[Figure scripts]
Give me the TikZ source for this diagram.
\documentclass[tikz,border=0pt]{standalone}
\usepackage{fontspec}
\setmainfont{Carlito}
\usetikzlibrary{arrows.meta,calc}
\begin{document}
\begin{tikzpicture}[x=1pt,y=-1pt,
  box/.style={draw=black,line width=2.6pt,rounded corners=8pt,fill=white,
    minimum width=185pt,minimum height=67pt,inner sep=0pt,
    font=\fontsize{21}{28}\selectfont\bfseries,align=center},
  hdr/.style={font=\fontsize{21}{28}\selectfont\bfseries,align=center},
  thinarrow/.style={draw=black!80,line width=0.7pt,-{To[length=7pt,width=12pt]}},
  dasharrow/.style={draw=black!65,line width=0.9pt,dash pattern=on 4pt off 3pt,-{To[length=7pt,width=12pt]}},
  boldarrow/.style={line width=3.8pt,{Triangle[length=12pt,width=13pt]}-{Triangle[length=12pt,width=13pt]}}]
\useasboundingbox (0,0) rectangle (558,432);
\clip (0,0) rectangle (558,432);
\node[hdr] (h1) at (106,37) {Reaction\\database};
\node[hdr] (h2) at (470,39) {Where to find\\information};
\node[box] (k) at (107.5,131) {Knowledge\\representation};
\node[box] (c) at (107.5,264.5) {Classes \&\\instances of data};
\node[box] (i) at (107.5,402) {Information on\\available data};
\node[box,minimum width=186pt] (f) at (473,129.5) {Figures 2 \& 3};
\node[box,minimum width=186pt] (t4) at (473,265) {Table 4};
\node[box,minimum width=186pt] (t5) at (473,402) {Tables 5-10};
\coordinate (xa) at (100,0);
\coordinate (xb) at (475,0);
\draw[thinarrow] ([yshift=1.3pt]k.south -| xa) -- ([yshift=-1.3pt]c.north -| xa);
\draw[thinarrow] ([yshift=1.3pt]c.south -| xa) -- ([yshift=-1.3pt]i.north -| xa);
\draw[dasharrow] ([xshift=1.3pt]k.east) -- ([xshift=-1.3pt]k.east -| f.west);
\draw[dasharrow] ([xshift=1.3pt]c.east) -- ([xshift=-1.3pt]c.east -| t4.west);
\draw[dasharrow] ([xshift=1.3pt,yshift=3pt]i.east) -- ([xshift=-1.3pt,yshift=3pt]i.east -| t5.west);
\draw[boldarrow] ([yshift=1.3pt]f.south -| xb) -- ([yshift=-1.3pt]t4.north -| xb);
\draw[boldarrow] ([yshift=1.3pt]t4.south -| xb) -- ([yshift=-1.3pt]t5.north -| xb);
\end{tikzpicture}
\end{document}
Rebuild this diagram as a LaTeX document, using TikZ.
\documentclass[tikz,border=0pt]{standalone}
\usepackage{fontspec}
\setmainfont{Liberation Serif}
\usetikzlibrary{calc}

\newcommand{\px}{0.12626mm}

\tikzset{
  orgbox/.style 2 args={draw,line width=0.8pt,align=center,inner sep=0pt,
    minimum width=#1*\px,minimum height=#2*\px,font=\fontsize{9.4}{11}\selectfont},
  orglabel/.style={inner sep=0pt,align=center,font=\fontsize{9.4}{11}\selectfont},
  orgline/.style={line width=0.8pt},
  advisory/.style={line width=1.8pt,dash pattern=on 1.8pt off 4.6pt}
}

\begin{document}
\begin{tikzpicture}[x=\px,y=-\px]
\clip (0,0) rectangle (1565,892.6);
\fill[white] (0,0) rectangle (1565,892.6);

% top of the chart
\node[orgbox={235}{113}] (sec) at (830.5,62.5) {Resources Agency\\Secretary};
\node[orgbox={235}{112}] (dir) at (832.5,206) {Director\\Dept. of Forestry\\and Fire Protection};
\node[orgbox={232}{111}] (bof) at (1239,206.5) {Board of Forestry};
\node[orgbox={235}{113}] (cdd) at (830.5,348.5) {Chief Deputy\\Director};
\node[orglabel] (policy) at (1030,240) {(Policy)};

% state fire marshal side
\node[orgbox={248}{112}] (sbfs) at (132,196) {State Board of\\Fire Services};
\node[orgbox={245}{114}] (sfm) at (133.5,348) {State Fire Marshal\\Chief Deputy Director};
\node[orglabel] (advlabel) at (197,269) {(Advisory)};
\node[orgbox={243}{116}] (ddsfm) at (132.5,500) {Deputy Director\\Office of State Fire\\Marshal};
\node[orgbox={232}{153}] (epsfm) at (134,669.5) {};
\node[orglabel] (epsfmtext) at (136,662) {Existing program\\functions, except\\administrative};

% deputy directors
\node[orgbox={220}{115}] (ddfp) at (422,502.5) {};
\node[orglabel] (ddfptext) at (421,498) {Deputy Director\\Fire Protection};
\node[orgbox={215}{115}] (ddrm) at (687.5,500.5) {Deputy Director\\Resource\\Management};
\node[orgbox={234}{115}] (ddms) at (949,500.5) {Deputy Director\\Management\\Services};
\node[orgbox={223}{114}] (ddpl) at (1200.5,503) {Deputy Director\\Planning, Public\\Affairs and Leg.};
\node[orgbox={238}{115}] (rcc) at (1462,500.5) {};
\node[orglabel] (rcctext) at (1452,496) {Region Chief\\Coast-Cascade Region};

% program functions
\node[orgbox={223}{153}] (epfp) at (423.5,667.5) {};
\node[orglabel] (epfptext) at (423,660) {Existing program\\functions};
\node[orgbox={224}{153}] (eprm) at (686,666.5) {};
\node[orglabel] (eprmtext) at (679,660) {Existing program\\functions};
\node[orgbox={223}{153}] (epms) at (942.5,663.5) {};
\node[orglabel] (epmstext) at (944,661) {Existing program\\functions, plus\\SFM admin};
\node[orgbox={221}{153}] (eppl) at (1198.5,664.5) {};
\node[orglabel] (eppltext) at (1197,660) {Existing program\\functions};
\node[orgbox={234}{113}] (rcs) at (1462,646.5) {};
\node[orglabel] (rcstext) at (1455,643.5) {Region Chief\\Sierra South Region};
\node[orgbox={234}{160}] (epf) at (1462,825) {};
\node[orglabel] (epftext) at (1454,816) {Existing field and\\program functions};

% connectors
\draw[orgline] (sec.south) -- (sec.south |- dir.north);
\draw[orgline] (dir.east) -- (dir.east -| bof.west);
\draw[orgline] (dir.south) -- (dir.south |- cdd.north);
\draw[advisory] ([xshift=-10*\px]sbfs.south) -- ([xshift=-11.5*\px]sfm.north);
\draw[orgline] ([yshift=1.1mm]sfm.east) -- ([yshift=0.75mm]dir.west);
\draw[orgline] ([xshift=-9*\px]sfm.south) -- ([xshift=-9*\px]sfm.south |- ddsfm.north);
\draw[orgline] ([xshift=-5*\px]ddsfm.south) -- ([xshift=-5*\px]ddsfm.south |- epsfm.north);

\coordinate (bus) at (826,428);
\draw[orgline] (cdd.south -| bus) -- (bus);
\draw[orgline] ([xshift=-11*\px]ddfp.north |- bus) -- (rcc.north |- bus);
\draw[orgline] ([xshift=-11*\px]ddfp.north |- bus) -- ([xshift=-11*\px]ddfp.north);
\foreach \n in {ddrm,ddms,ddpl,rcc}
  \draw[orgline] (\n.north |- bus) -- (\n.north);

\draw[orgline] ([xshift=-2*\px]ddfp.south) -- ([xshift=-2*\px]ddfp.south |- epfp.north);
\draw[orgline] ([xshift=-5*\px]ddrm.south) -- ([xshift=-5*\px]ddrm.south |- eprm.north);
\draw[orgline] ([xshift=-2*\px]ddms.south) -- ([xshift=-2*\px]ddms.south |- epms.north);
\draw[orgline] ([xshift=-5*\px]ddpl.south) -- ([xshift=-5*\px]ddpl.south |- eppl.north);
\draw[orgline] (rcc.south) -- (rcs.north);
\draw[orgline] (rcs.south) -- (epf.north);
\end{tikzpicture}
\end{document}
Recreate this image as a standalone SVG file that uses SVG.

### Your instructions:
Spot every line that holds "diagram" and copy it.

### Output:
Give me the TikZ source for this diagram.
Rebuild this diagram as a LaTeX document, using TikZ.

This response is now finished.